Donald Swann

Donald Swann
Swann Songs
Felicity Lott s, Kathryn Rudge ms, John Mark Ainsley t,
Roderick Williams bar, Christopher Glynn p
Hyperion CDA68172 (2CD)

Around the time skiffle was taking off in England and Bill Haley and the Comets were rocking around the clock, two men went on stage in a west London theatre with At The Drop of a Hat, a collection of funny songs they’d been writing since they were at school together. It was an instant success, with the witty wordsmith Michael Flanders declaiming from his wheelchair while at the piano, looking slightly daffy, was Donald Swann. Over the next decade the British radio public came to love their bestiary of wallowing hippopotami and gnus, the botched visit of the gasman and the pleasures of riding on a London Transport 97-horsepower omnibus.

But Swann had his serious side.

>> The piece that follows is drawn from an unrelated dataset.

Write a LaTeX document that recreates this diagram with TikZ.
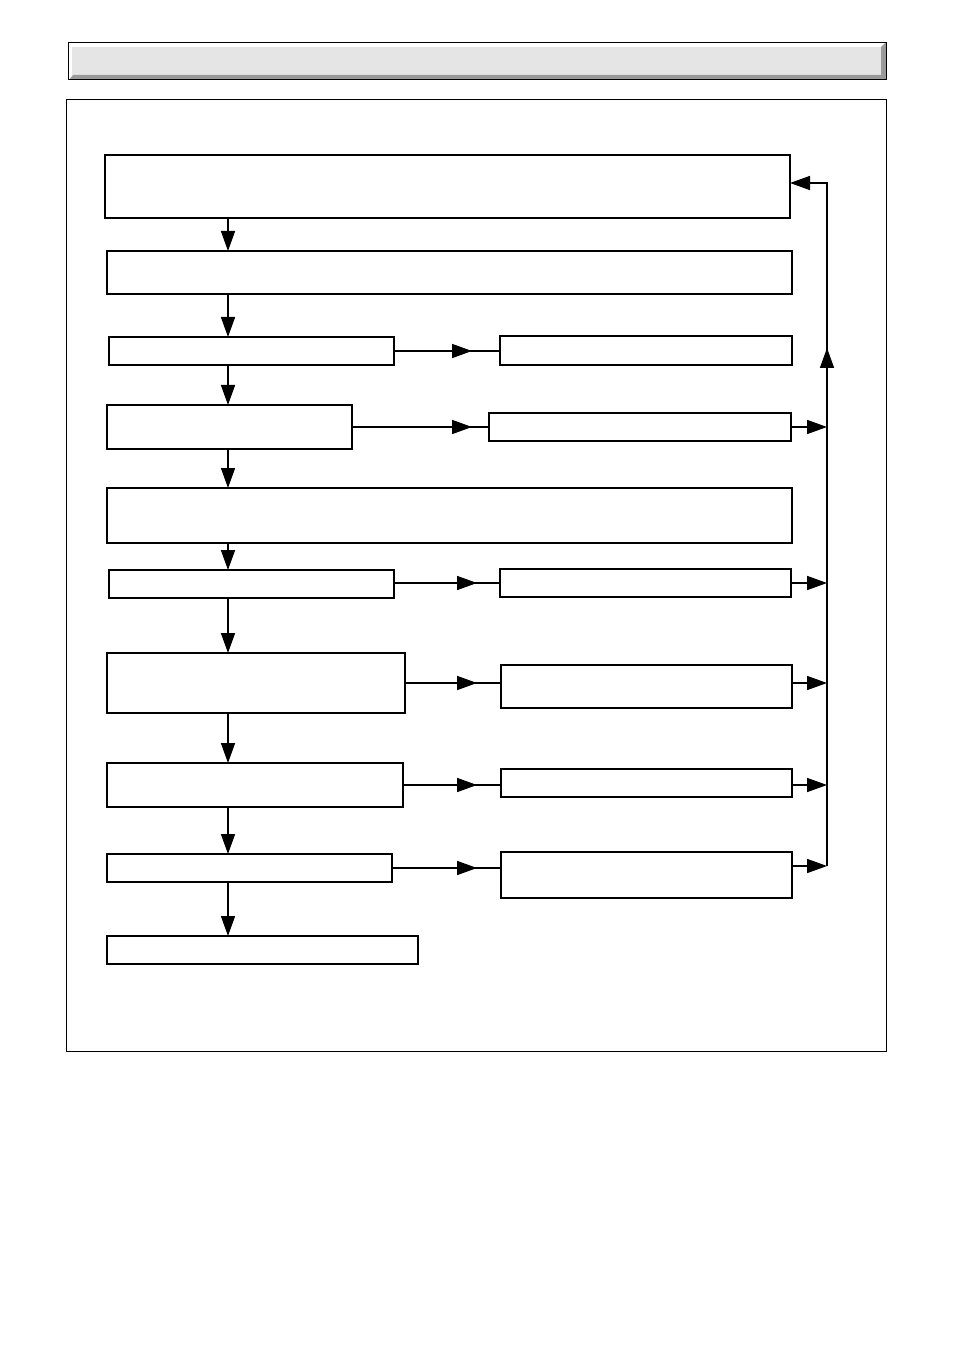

He was a much better pianist than these ditties allowed and throughout his life he set several poems to music. He was an eclectic reader because alongside English poets Blake, Hardy, Milton, Tennyson and Rossetti, this Hyperion two-disc set features settings of Europeans Hesse, Rilke and Heine, the Americans Dickinson, Frost and Millay as well as Alexander Pushkin. Swann’s father grew up in Russia, giving his son an abiding fascination with the country.

Nothing on this collection lasts longer than five minutes and the all-English cast of singers – Dame Felicity Lott, baritone Roderick Williams, tenor John Mark Ainsley and mezzo soprano Kathryn Rudge – are perfect for this light material, aided by Christopher Glynn’s attentive piano.

Among the highlights, a set of John Betjeman poems captures the politely repressed sexuality of post-war British social life while Shakespeare gets a sprightly makeover on It Was a Lover, and his Lass and Robbie Burns’ My Love is like a Red, Red Rose is a pleasant alternative to the familiar Low Down In the Broom tune popularised by Kenneth McKellar.

The collection will take you back to a time when the BBC was Home Service, Light Programme and Third Programme – and never the genres were crossed.